The contrarian looks for undervalued purchasing opportunities by ignoring or subverting the prevailing wisdom of the day. He makes it his job to call the tops or bottoms of markets, and sometimes is the one declaiming the emperor’s nudity. An occupational hazard of this is that sometimes, the market has a ways to go yet, and occasionally the emperor still has flesh-colored tights on — and early is the same as wrong when timing markets.
Certainly, if there is a mythical hero of venture capitalism, it is the steel-nerved visionary contrarian who makes what looks like a long-shot bet, boldly doubling down when others are fearful, and propelling forward great companies and great technologies that nobody else dared touch (and hence, that he invested in on the cheap). Where else do we get the nerve lionizing our asset class as “venture?”
So, we are faced with a contradiction between the mythology of our industry and the harsh reality. You don’t get to be both the visionary contrarian and still have the online video portfolio company. Why do so many venture firms seem to choose momentum in this tradeoff?
I have two theories. One is that, although entry price has more theoretical leverage over ROI than does exit value, exits are so much more visible that they dominate the consciousness of most VCs. That is, given the implicit opportunity to make a 8x ROI on, say, a $60 M exit, or to make a 2.5x on a $500 M exit, and assuming that the probabilities and amounts are adjusted to keep other comp and performance measures ceteris paribus, I bet that VC decision processes are strongly skewed to the big dollar, highly visible exit. Half-billion IPOs are much better bragging fodder at the VC confabs than mid-market M&As, even though the latter may well pay off better. This would be a great master’s or Ph.D. thesis if one could substantiate and measure the value of this skew.
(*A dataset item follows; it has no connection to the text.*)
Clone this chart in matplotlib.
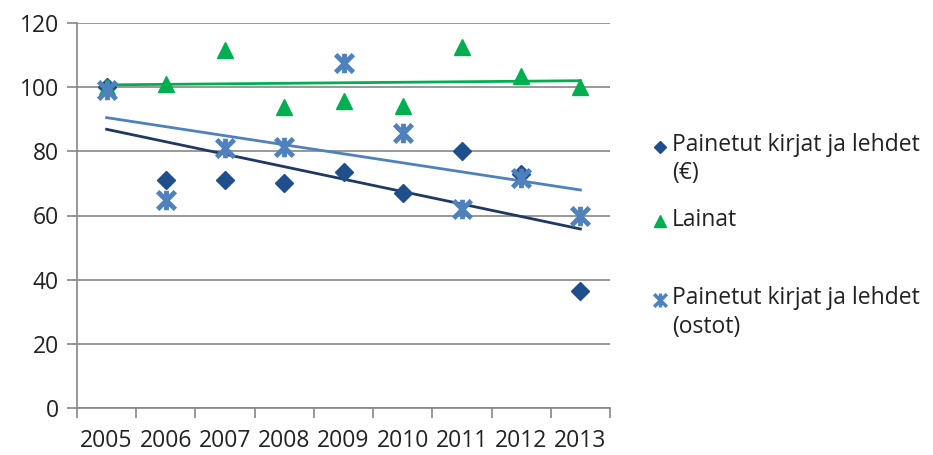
import numpy as np
import matplotlib
matplotlib.use("Agg")
import matplotlib.pyplot as plt
from matplotlib.lines import Line2D
from matplotlib.path import Path

plt.rcParams['font.family'] = ['Open Sans', 'DejaVu Sans']

years = ['2005', '2006', '2007', '2008', '2009', '2010', '2011', '2012', '2013']
euros = [100, 71, 71, 70, 73.5, 67, 80, 73, 36.5]
loans = [100, 101, 111.6, 93.8, 95.8, 94, 112.6, 103.5, 100]
purchases = [99, 64.8, 81, 81.3, 107.6, 85.8, 62, 71.6, 60]

c_dark = '#1F4E8C'
c_dark_line = '#1F3864'
c_green = '#00B050'
c_light = '#4F81BD'
grid_c = '#868686'

# excel style star: X plus a vertical stroke
star = Path([(-1, -1), (1, 1), (-1, 1), (1, -1), (0, -1.1), (0, 1.1)],
            [Path.MOVETO, Path.LINETO, Path.MOVETO, Path.LINETO,
             Path.MOVETO, Path.LINETO])

fig = plt.figure(figsize=(9.33, 4.55), dpi=100)
ax = fig.add_axes([77/933, 1 - 408/455, (610 - 77)/933, (408 - 23)/455])

x = np.arange(len(years))

# trend lines (linear fits)
for vals, col in [(euros, c_dark_line), (loans, c_green), (purchases, c_light)]:
    k, b = np.polyfit(x, vals, 1)
    ax.plot(x, k * x + b, color=col, lw=2, zorder=3)

ax.plot(x, euros, 'D', color=c_dark, ms=9, ls='none', zorder=4)
ax.plot(x, loans, '^', color=c_green, ms=12, ls='none', zorder=4)
ax.plot(x, purchases, marker=star, color=c_light, ms=14, mew=3.5,
        ls='none', zorder=5)

ax.set_xlim(-0.5, len(years) - 0.5)
ax.set_ylim(0, 120)
ax.set_yticks(np.arange(0, 121, 20))
ax.yaxis.grid(True, color=grid_c, lw=1.2)
ax.set_axisbelow(True)

ax.set_xticks(np.arange(-0.5, len(years), 1.0))
ax.set_xticklabels([])
ax.set_xticks(x, minor=True)
ax.set_xticklabels(years, minor=True)
ax.tick_params(axis='x', which='minor', length=0, pad=15, labelsize=16.5,
               colors='#222222')
ax.tick_params(axis='x', which='major', length=7, color=grid_c, width=1.2)
ax.tick_params(axis='y', length=7, color=grid_c, width=1.2, labelsize=16.5,
               labelcolor='#222222', pad=6)

for s in ['top', 'right']:
    ax.spines[s].set_visible(False)
for s in ['left', 'bottom']:
    ax.spines[s].set_color(grid_c)
    ax.spines[s].set_linewidth(1.2)

# legend on the right
def fx(px):
    return px / 933

def fy(py):
    return 1 - py / 455

fig.add_artist(Line2D([fx(660)], [fy(147)], marker='D', color=c_dark, ms=6,
                      transform=fig.transFigure))
fig.add_artist(Line2D([fx(660)], [fy(221)], marker='^', color=c_green, ms=9,
                      transform=fig.transFigure))
fig.add_artist(Line2D([fx(660)], [fy(300)], marker=star, color=c_light,
                      ms=10, mew=2.5, transform=fig.transFigure))

leg_txt = [("Painetut kirjat ja lehdet", 145), ("(€)", 173),
           ("Lainat", 220),
           ("Painetut kirjat ja lehdet", 298), ("(ostot)", 327)]
for t, py in leg_txt:
    fig.text(fx(672), fy(py), t, fontsize=16.5, va='center', ha='left',
             color='#222222')

fig.savefig('out.png', dpi=100)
The second theory is a general theory for understanding why contrarianism, itself, is “meta-contrarian” (that is, why contrarianism is selected against as an investing style). I call this the “rich friends theory.” I use it to explain why, despite all rationality, U.S. investors tend to overweight U.S. equities in their portfolios. In a nutshell the theory is this: it sucks far worse to miss out on an investment opportunity that all your friends have scored on, than it does to miss out on an equally profitable opportunity that everyone else missed, too. Put another way, it’s awesome to get richer than your friends, but it’s way worse to get much poorer than them. Thinking of this “peer-relative risk aversion” helps to understand a lot of bubble / momentum dynamics. This, too, would be fascinating to measure, although I can reasonably set a lower bound here of 0.7% skew toward the crowd, which is the “rich friends tax” you pay in incremental house edge at craps by playing the pass line (the “do’s,” where most players play, has a house edge of 1.41%) vs. the don’t pass line (the”don’ts,” almost diametrically opposed to the do’s, where winning earns you enmity and losing earns you jeers from your fellow punters, has a house edge of 1.40%).
There’s also a case to be made that emerging managers hew more closely to the herd because it could be an existential crisis to a firm for its first fund to be a “fourth quartile” performer. Much better for a new firm to post median returns and live to raise more funds, than for it to risk lagging returns on a series of contrarian bets (better, that is, for the firm, if not for its investors, who may in fact be better served by the longer-shot odds). This is, of course part of the “tyranny of IRR,” about which I have another blog entry under preparation.
I wish I could say that understanding, or even measuring, these effects gives you some kind of instant edge in investing. But, alas, this is a perfect example of the occasional frustrating impotence of mere understanding. (I do have some ideas for exploiting this particular case, but those obviously aren’t public.)